Actual and estimated flow rate (million gallons per day) from the random forest algorithm: (a) Cedar Creek Water Quality Treatment Plant; (b) Derek R. Guthrie Water Quality Treatment Plant; and (c) Floyds Fork Water Quality Treatment Plant.
The random forest model accurately estimated the flow rates across the three treatment plants with varying population sizes and flow rates. However, at Derek R. Guthrie Water Quality Treatment Plant, the model unreliably calculated flow values over several days when there was a temporary one-day high flow rate, and on May 5, 2021, the model under-calculated that day by nearly 33 MGD (29% variance) and the +/− 1 day variance was 20–30 MGD.

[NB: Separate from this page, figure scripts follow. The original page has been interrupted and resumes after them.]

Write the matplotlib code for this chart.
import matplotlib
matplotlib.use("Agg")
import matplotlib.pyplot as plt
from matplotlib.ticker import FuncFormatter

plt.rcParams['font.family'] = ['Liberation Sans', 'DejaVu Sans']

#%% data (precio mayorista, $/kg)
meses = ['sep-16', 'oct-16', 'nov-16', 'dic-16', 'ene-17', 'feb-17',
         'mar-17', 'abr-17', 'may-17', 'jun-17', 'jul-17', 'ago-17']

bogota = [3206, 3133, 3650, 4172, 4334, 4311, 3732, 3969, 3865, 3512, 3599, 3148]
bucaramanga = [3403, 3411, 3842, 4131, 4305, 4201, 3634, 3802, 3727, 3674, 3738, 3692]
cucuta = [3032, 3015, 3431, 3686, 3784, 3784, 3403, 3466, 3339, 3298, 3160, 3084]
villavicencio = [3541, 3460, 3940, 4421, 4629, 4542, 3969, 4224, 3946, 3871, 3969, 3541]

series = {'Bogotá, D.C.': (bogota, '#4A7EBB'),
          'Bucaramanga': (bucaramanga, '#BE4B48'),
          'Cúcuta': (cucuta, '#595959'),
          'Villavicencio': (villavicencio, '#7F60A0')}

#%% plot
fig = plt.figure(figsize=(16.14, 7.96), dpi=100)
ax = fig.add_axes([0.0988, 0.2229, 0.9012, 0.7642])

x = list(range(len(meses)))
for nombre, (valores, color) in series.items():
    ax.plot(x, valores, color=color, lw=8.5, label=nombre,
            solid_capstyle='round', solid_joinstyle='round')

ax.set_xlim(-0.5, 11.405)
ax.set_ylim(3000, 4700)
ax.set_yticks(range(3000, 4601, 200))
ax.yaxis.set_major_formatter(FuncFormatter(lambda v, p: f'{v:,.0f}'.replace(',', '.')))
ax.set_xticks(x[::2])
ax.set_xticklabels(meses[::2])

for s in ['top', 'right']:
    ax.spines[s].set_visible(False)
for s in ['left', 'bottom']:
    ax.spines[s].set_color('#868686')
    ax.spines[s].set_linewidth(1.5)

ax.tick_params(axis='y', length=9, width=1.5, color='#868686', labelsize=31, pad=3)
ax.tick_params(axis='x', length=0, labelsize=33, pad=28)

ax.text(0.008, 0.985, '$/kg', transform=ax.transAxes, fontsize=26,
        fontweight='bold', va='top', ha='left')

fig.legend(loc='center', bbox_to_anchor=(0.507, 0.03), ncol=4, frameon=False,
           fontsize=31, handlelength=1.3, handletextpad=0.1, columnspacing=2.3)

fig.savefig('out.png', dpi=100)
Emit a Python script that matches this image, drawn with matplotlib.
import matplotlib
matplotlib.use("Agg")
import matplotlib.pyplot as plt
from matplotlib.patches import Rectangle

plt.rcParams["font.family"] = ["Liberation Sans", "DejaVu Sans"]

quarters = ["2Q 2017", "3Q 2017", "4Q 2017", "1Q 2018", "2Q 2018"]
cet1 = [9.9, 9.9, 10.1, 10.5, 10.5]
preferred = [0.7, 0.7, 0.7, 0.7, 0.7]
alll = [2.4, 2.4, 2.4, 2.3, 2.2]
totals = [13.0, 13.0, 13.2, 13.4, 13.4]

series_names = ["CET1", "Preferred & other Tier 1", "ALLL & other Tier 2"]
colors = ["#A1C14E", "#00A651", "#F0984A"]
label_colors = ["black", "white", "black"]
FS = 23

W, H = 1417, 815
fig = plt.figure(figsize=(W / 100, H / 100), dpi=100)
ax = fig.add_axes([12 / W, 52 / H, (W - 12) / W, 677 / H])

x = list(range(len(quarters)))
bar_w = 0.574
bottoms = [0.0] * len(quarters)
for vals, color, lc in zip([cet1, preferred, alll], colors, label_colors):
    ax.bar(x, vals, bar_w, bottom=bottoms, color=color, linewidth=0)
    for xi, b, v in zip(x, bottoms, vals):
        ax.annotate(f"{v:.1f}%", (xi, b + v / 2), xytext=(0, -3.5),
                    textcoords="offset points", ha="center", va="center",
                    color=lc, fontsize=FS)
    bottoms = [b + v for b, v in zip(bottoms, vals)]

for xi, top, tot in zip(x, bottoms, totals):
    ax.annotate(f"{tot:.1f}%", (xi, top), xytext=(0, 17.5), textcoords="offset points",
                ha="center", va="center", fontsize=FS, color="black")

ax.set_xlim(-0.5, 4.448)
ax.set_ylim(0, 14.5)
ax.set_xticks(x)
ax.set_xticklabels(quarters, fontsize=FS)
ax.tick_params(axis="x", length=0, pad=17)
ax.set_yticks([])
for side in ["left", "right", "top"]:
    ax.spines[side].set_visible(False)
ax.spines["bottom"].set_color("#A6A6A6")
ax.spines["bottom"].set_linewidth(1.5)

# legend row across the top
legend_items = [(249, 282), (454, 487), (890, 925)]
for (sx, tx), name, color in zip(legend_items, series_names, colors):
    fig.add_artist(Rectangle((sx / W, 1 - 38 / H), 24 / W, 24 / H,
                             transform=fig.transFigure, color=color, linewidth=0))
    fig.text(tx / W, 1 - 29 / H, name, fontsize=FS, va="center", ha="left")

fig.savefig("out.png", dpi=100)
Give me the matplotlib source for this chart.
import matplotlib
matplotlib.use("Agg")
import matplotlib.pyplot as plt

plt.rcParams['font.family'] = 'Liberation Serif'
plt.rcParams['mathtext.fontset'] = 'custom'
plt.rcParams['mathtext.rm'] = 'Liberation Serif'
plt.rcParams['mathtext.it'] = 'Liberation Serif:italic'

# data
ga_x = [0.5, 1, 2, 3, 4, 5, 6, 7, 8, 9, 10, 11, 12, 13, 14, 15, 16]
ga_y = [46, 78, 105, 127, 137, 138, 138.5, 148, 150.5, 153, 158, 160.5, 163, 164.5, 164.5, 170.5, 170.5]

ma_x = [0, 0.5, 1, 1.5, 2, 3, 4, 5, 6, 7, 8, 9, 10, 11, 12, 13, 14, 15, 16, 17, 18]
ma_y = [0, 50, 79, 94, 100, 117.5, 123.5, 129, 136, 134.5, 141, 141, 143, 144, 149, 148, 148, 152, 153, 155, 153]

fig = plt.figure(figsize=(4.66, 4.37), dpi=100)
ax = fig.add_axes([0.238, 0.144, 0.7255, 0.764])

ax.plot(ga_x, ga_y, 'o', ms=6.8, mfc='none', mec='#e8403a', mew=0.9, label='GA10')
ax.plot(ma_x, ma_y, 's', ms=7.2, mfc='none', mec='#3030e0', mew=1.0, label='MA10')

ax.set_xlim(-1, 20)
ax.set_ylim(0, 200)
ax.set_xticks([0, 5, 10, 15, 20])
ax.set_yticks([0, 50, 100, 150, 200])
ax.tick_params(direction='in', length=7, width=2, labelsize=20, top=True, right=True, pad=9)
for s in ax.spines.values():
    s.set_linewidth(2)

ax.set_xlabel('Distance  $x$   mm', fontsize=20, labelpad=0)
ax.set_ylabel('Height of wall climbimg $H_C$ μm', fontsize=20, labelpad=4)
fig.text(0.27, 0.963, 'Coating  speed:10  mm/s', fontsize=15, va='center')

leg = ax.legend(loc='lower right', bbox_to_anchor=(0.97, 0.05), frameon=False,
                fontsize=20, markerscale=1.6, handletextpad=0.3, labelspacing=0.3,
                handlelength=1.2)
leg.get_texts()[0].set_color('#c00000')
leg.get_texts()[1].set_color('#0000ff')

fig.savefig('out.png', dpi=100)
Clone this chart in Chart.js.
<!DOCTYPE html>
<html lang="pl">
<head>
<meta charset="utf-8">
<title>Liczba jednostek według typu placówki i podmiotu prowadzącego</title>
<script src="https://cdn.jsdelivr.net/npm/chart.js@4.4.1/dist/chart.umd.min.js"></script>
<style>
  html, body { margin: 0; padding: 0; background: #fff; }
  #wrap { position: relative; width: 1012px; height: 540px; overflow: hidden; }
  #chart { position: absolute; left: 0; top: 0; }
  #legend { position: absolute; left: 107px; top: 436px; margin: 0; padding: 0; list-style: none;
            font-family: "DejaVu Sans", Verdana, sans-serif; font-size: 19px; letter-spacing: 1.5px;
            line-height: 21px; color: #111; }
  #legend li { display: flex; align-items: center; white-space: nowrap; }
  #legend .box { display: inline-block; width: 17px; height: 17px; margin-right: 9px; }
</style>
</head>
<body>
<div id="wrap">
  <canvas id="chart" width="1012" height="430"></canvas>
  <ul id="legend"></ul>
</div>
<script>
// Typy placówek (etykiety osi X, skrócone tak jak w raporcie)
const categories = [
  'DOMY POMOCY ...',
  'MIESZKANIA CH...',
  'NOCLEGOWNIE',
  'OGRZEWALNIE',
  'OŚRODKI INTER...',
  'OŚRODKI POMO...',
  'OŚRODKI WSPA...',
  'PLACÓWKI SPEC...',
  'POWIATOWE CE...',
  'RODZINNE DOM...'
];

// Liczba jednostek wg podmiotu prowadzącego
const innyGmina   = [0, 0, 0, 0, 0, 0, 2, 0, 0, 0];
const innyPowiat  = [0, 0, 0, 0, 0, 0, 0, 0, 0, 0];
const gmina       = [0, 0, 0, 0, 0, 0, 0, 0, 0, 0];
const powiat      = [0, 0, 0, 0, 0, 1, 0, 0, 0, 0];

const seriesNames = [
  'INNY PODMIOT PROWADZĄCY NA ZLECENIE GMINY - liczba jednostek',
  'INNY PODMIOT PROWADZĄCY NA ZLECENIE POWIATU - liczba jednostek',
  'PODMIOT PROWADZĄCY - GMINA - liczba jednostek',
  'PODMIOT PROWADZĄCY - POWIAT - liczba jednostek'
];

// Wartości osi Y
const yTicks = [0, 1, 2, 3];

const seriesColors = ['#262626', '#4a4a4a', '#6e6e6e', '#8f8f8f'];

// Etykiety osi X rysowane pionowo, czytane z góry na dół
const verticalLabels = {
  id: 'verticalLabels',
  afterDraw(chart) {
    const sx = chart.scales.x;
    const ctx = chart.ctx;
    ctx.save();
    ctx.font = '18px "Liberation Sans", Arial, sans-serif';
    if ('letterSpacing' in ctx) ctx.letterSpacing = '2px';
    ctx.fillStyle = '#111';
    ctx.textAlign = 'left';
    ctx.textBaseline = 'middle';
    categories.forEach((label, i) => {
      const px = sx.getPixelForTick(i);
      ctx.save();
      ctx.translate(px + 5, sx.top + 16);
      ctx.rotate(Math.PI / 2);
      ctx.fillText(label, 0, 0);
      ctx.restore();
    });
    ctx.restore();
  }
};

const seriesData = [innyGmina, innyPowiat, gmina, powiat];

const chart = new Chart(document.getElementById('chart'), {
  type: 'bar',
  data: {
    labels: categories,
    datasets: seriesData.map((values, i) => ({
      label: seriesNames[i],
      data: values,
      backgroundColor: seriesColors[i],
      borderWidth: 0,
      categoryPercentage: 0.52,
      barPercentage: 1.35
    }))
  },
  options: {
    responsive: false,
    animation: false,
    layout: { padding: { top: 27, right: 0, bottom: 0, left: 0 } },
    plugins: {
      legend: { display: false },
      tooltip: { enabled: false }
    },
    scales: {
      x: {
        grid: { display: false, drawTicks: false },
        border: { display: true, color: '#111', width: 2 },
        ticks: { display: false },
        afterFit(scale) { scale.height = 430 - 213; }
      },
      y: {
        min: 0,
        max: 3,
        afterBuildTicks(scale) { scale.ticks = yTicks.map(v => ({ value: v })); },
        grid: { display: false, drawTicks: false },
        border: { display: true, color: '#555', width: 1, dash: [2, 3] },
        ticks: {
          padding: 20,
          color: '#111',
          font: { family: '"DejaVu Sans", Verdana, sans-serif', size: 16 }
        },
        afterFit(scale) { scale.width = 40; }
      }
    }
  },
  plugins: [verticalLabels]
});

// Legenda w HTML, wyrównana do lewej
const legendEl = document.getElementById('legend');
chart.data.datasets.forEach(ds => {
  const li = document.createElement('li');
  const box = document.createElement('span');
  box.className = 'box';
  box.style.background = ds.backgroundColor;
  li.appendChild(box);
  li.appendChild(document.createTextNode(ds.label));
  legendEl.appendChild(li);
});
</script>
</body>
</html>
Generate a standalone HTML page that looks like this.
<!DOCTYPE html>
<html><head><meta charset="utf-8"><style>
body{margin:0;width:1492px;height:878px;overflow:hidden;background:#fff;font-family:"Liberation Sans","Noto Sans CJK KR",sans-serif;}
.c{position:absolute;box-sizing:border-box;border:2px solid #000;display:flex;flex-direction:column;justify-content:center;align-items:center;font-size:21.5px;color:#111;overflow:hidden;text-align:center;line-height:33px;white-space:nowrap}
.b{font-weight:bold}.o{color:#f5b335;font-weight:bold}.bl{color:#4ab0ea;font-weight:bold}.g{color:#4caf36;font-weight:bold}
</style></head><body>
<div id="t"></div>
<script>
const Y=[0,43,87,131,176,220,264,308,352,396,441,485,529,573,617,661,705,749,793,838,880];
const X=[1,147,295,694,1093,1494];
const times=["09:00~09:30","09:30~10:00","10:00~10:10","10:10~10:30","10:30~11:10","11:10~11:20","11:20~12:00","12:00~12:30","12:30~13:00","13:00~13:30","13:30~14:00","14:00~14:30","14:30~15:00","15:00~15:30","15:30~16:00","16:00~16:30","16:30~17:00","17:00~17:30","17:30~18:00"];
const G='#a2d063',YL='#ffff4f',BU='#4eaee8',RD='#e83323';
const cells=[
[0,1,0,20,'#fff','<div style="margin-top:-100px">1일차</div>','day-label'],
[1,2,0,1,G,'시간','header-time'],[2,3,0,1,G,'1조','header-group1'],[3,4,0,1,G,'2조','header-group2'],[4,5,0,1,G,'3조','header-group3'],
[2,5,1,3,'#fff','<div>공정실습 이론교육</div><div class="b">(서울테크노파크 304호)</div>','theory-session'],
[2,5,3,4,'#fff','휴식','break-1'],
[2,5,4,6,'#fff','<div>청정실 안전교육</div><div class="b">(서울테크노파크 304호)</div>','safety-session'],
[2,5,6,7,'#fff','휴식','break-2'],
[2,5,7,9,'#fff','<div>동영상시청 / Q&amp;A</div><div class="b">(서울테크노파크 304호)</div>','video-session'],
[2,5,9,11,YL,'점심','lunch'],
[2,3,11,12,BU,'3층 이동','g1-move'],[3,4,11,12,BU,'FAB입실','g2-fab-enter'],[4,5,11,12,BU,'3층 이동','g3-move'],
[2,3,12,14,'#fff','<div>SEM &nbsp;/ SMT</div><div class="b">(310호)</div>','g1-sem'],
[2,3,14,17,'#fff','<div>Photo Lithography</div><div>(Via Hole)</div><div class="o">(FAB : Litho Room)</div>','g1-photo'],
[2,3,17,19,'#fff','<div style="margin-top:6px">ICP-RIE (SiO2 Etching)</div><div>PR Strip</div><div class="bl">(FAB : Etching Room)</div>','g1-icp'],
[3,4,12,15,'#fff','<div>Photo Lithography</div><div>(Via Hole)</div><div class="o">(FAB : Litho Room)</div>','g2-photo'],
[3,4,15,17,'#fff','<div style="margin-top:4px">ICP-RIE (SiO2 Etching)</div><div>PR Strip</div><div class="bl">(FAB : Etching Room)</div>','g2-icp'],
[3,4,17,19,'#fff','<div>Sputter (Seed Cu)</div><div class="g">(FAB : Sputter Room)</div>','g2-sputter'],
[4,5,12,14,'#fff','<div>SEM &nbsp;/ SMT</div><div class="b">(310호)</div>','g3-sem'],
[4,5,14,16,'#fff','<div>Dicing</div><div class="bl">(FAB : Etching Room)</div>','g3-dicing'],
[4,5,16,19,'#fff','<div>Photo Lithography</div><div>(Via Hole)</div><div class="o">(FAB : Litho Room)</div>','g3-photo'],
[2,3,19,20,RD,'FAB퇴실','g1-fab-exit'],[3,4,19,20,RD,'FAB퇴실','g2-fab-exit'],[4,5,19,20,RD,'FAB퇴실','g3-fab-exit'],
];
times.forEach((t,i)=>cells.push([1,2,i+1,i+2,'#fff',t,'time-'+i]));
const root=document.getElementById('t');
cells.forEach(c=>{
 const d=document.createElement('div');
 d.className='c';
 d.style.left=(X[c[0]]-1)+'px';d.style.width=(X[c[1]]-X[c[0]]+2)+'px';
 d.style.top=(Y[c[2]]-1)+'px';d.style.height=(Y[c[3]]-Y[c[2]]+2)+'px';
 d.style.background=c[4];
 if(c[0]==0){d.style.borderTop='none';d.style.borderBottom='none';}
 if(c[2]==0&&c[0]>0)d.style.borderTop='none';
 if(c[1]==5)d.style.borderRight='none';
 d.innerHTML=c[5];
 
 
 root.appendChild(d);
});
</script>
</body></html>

The concentrations of the two fecal indicators, crAssphage and PMMoV, were not highly weighted by the model, indicating their lower importance when estimating the flow rate. This finding may be due to the large variance in the data Holm et al. (2022a), which may therefore be less useful for estimating retrospective flow rates. However, in situations where precipitation is no longer a usable variable, owing to a drier climate or georeferenced precipitation data not being available, the use of crAssphage and PMMoV concentrations may provide some useful information.
FUTURE RESEARCH
While this research provides preliminary insight into the potential application of machine learning for wastewater-based epidemiology in settings where the flow rate is unavailable, there are a few key areas that require further investigation. First, alternative machine learning models can be used. Algorithms, such as artificial neural networks, recurrent neural networks, and support vector machines, may produce different results. Second, while the random forest model may have proven to be effective in this study, the dataset used to train the model was limited to a temporal scale and pandemic conditions may have influenced the flow rates. Finally, the application of machine learning models to wastewater sampling locations upstream of treatment plants, mainly streetline manholes, may be most useful in areas that routinely lack in-place flow-rate measuring equipment.
CONCLUSIONS
Wastewater systems exhibit a regular flux of flow rates over time. The use of a machine learning model to retrospectively estimate the flow rate resulted in an algorithm with an accuracy of 91.7%. For future machine learning applications to estimate wastewater flow rates, the present study suggests prioritizing including variables of site precipitation (mm/day) and population size, but fecal indicators (crAssphage and PMMoV) were found to be less important. A model limitation is that a single high flow event could affect three days of estimation, and there may be some high flow rate temporal resolution boundaries. Our study challenges currently accepted opinions by showing the potential application of artificial intelligence in wastewater treatment plant flow rate for wastewater-based epidemiology applications.
ACKNOWLEDGEMENTS
We thank the Louisville/Jefferson County Metropolitan Sewer District for their valuable collaboration for wastewater data collection. We would also like to thank Dr Andrew Karem for insight into creating the machine learning model.
FUNDING
This work was supported by a contract from the Louisville-Jefferson County Metro Government as a component of the Coronavirus Aid, Relief, and Economic Security Act, as well as grants from the James Graham Brown Foundation and Owsley Brown II Family Foundation. The funders had no role in the study design, data collection and analysis, decision to publish, or preparation of the manuscript.
DATA AVAILABILITY STATEMENT
All relevant data are included in the paper or its Supplementary Information.
CONFLICT OF INTEREST
The authors declare there is no conflict.